[ANALYSIS] Will boat sinking put pressure on ASEAN Summit?



China’s unsafe and dangerous navigation in the South China Sea will be under the spotlight at this weekend’s gathering of 10 Southeast Asian leaders in Bangkok, where the 34th Association of Southeast Asian Nations (ASEAN) Summit will try to come up with a single and common draft on a formal Code of Conduct in the area.

Since the late 1990s, ASEAN has been persuading China and claimant-states in the regional bloc to draw up a rules-based code of conduct to guide each country on how they should behave and act in the South China Sea. The waters are believed to hold rich deposits of oil and gas and to be a major source of maritime products. An estimated $3 trillion worth of sea-borne goods also pass this body of water every year.

China claims almost entirely the South China Sea, delineating its borders by an imaginary nine-dash line. Brunei, Malaysia, the Philippines, Vietnam and Taiwan also have conflicting claims.

In 2002, ASEAN and China signed an informal code, called Declaration on the Conduct of Parties in the South China Sea (DOC), but it remained not fully implemented, particularly the agreement’s paragraph 5, which mandates claimant-states to “exercise self-restraint in the conduct of activities that would complicate or escalate disputes and affect peace and stability including, among others, refraining from action of inhabiting on the presently uninhabited islands, reefs, shoals, cays, and other features.”

For 15 years, China delayed the ASEAN proposal to turn the DOC into a legally-binding Code of Conduct while it went island building in the Paracels and Spratly in 2012.
A year later, the Philippines went to an arbitration court questioning China’s excessive claims, and argued separately that Beijing’s-island building could be a violation of the DOC.

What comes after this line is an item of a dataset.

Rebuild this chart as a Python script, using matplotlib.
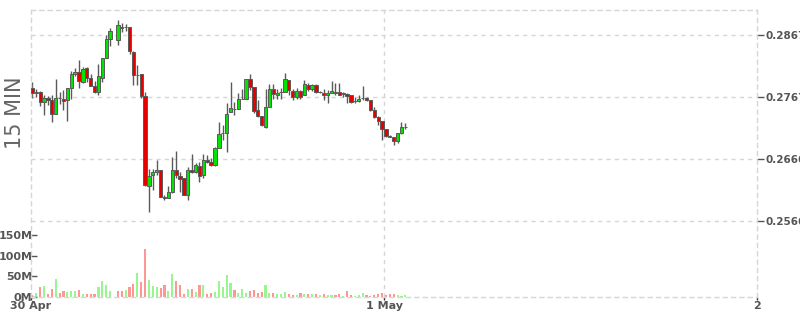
import numpy as np
import matplotlib.pyplot as plt

nan = np.nan

# 15 minute candles, 30 Apr -> 1 May (slot 21 has no trade)
opens = [0.27817, 0.27732, 0.27743, 0.27581, 0.27646, 0.27613, 0.27397, 0.27646, 0.27630, 0.27613,
         0.27817, 0.28034, 0.28067, 0.27905, 0.28131, 0.27969, 0.27850, 0.27743, 0.27979, 0.28303,
         0.28605, nan, 0.28584, 0.28804, 0.28804, 0.28804, 0.28390, 0.28023, 0.28044, 0.27688,
         0.26222, 0.26405, 0.26448, 0.26486, 0.26054, 0.26028, 0.26125, 0.26486, 0.26394, 0.26351,
         0.26081, 0.26491, 0.26448, 0.26555, 0.26405, 0.26643, 0.26610, 0.26567, 0.26847, 0.27080,
         0.27080, 0.27429, 0.27478, 0.27478, 0.27630, 0.27639, 0.27953, 0.27824, 0.27457, 0.27359,
         0.27186, 0.27510, 0.27791, 0.27694, 0.27748, 0.27748, 0.27942, 0.27769, 0.27662, 0.27759,
         0.27704, 0.27866, 0.27791, 0.27856, 0.27748, 0.27727, 0.27704, 0.27736, 0.27748, 0.27748,
         0.27727, 0.27715, 0.27694, 0.27597, 0.27607, 0.27651, 0.27651, 0.27618, 0.27457, 0.27338,
         0.27283, 0.27154, 0.27036, 0.27015, 0.26960, 0.27080, 0.27186]
highs = [0.27914, 0.27796, 0.27764, 0.27699, 0.27688, 0.27699, 0.27958, 0.27743, 0.27780, 0.27808,
         0.28088, 0.28131, 0.28266, 0.28157, 0.28157, 0.28034, 0.27926, 0.28196, 0.28303, 0.28670,
         0.28778, nan, 0.28913, 0.28859, 0.28843, 0.28804, 0.28411, 0.28185, 0.28044, 0.27743,
         0.26502, 0.26502, 0.26648, 0.26486, 0.26081, 0.26232, 0.26696, 0.26793, 0.26458, 0.26356,
         0.26539, 0.26740, 0.26594, 0.26620, 0.26740, 0.26728, 0.26685, 0.26863, 0.27257, 0.27214,
         0.27565, 0.27914, 0.27591, 0.27736, 0.27791, 0.27963, 0.28039, 0.27824, 0.27618, 0.27359,
         0.27791, 0.27877, 0.27877, 0.27801, 0.27812, 0.28050, 0.27942, 0.27801, 0.27812, 0.27780,
         0.27942, 0.27898, 0.27877, 0.27877, 0.27764, 0.27801, 0.27780, 0.27931, 0.27889, 0.27889,
         0.27748, 0.27727, 0.27694, 0.27662, 0.27704, 0.27845, 0.27662, 0.27618, 0.27510, 0.27359,
         0.27283, 0.27154, 0.27047, 0.27025, 0.27080, 0.27262, 0.27251]
lows = [0.27656, 0.27672, 0.27526, 0.27376, 0.27537, 0.27267, 0.27397, 0.27549, 0.27461, 0.27279,
        0.27635, 0.28012, 0.27808, 0.27889, 0.27914, 0.27840, 0.27727, 0.27699, 0.27914, 0.28303,
        0.28497, nan, 0.28508, 0.28723, 0.28735, 0.28367, 0.27861, 0.27861, 0.27656, 0.26232,
        0.25811, 0.26162, 0.26405, 0.26054, 0.26000, 0.26028, 0.26109, 0.26351, 0.26135, 0.26081,
        0.25995, 0.26432, 0.26432, 0.26296, 0.26361, 0.26594, 0.26555, 0.26555, 0.26837, 0.26971,
        0.26772, 0.27429, 0.27376, 0.27478, 0.27630, 0.27630, 0.27780, 0.27403, 0.27348, 0.27198,
        0.27160, 0.27510, 0.27639, 0.27630, 0.27630, 0.27748, 0.27694, 0.27618, 0.27630, 0.27639,
        0.27704, 0.27769, 0.27769, 0.27727, 0.27732, 0.27618, 0.27575, 0.27736, 0.27699, 0.27699,
        0.27672, 0.27575, 0.27575, 0.27575, 0.27586, 0.27618, 0.27597, 0.27445, 0.27322, 0.27219,
        0.26971, 0.27025, 0.27015, 0.26895, 0.26918, 0.27068, 0.27154]
closes = [0.27732, 0.27743, 0.27581, 0.27646, 0.27613, 0.27387, 0.27646, 0.27646, 0.27607, 0.27808,
          0.28034, 0.28067, 0.27926, 0.28120, 0.27969, 0.27850, 0.27743, 0.28002, 0.28303, 0.28605,
          0.28735, nan, 0.28832, 0.28778, 0.28804, 0.28411, 0.28023, 0.28023, 0.27688, 0.26243,
          0.26394, 0.26448, 0.26486, 0.26054, 0.26038, 0.26125, 0.26486, 0.26405, 0.26340, 0.26081,
          0.26491, 0.26448, 0.26567, 0.26384, 0.26643, 0.26610, 0.26567, 0.26847, 0.27063, 0.27080,
          0.27397, 0.27484, 0.27478, 0.27630, 0.27639, 0.27963, 0.27824, 0.27436, 0.27359, 0.27209,
          0.27510, 0.27801, 0.27715, 0.27736, 0.27748, 0.27953, 0.27780, 0.27662, 0.27759, 0.27662,
          0.27877, 0.27791, 0.27856, 0.27748, 0.27748, 0.27704, 0.27727, 0.27769, 0.27736, 0.27704,
          0.27715, 0.27683, 0.27586, 0.27597, 0.27639, 0.27651, 0.27618, 0.27457, 0.27338, 0.27283,
          0.27154, 0.27036, 0.27025, 0.26950, 0.27080, 0.27186, 0.27186]

# volume in millions, and the colour of each volume bar (g/r)
volume = [5, 9, 25, 27, 7, 20, 43.5, 10, 15, 13,
          14.5, 14.5, 17, 7, 7, 7, 7, 24, 38.7, 29,
          14.5, 0, 14.5, 14.5, 17, 24, 32, 58, 36, 116,
          41, 26.6, 24, 21.8, 29, 14.5, 55.6, 38.7, 29, 7,
          19, 19, 12, 29, 29, 7, 9.7, 12, 38.7, 24,
          53, 34, 17, 9.7, 19, 9.7, 14.5, 17, 9.7, 12,
          29, 9.7, 9.7, 7, 7, 12, 7, 5, 5, 9.7,
          7, 7, 7, 7, 5, 7, 5, 5, 5, 7,
          2.4, 14.5, 5, 2.4, 5, 9.7, 5, 2.4, 5, 7,
          9.7, 5, 7, 7, 5, 2.4, 5]
vol_dir = ("rgrgrrgrrg" "ggrgrrrggg" "ggrrgrrgrr" "gggrrggrrr" "grgrgrrggg"
           "ggrgggrrrr" "ggrgggrrgr" "grgrgrggrr" "grrgggrrrr" "rrrrggg")

price_ticks = [0.25661, 0.26664, 0.27667, 0.28670]
vol_ticks = [0, 50, 100, 150]
day_ticks = [-0.36, 90.5, 186.5]
day_labels = ['30 Apr', '1 May', '2']

o = np.array(opens)
h = np.array(highs)
l = np.array(lows)
c = np.array(closes)
x = np.arange(len(o))
ok = ~np.isnan(o)

fig = plt.figure(figsize=(8, 3.15), dpi=100)
fig.patch.set_facecolor('white')

grid_col = '#d6d6d6'
dash = (0, (3, 3))
txt_col = '#555555'

# volume panel
axv = fig.add_axes([0.03875, 0.05714, 0.9075, 0.24127])
axv.patch.set_alpha(0)
vcols = ['#98f68e' if d == 'g' else '#ff9696' for d in vol_dir]
axv.bar(x, volume, width=0.55, color=vcols, linewidth=0)
axv.set_xlim(-0.36, 186.5)
axv.set_ylim(0, 183.9)
for s in axv.spines.values():
    s.set_visible(False)
axv.set_yticks(vol_ticks)
axv.set_yticklabels([f'{v}M' for v in vol_ticks])
axv.tick_params(axis='y', direction='in', length=4, width=1, color=txt_col,
                labelcolor=txt_col, labelsize=8, pad=-1)
axv.set_xticks(day_ticks)
axv.set_xticklabels(day_labels)
axv.tick_params(axis='x', direction='out', length=2, width=1, color='#333333',
                labelcolor=txt_col, labelsize=8, pad=1)
for lab in axv.get_yticklabels() + axv.get_xticklabels():
    lab.set_fontweight('bold')

# price panel
ax = fig.add_axes([0.03875, 0.05714, 0.9075, 0.91111])
ax.patch.set_alpha(0)
ax.set_xlim(-0.36, 186.5)
ax.set_ylim(0.24431, 0.29075)
for s in ax.spines.values():
    s.set_color(grid_col)
    s.set_linestyle(dash)
    s.set_linewidth(1)
ax.set_xticks([])
ax.yaxis.tick_right()
ax.set_yticks(price_ticks)
ax.set_yticklabels([f'{p:.4f}' for p in price_ticks])
ax.tick_params(axis='y', direction='out', length=5, width=1, color=txt_col,
               labelcolor=txt_col, labelsize=7.5, pad=1)
for lab in ax.get_yticklabels():
    lab.set_fontweight('bold')
ax.grid(axis='y', color=grid_col, linestyle=dash, linewidth=1)
ax.axvline(90.5, color=grid_col, linestyle=dash, linewidth=1)

ax.vlines(x[ok], l[ok], h[ok], color='#5a5a5a', linewidth=1, zorder=2)
ccols = np.where(c[ok] >= o[ok], '#00e400', '#e80000')
ax.bar(x[ok], np.abs(c[ok] - o[ok]), bottom=np.minimum(o[ok], c[ok]), width=0.85,
       color=ccols, edgecolor='#5a5a5a', linewidth=0.7, zorder=3)

fig.text(15 / 800, 1 - 113 / 315, '15 MIN', rotation=90, ha='center', va='center',
         fontsize=15, color='#666666')

fig.savefig('out.png', dpi=100)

The Permanent Court of Arbitration in The Hague nullified China’s nine-dash-line claim in a landmark ruling in 2016, which also declared all shoals, reefs, and atolls in the Spratly chain of islands as high-tide features or low-tide elevations that could not sustain human habitation or economic life of their own and, therefore, shall not have exclusive economic zone and continental shelf.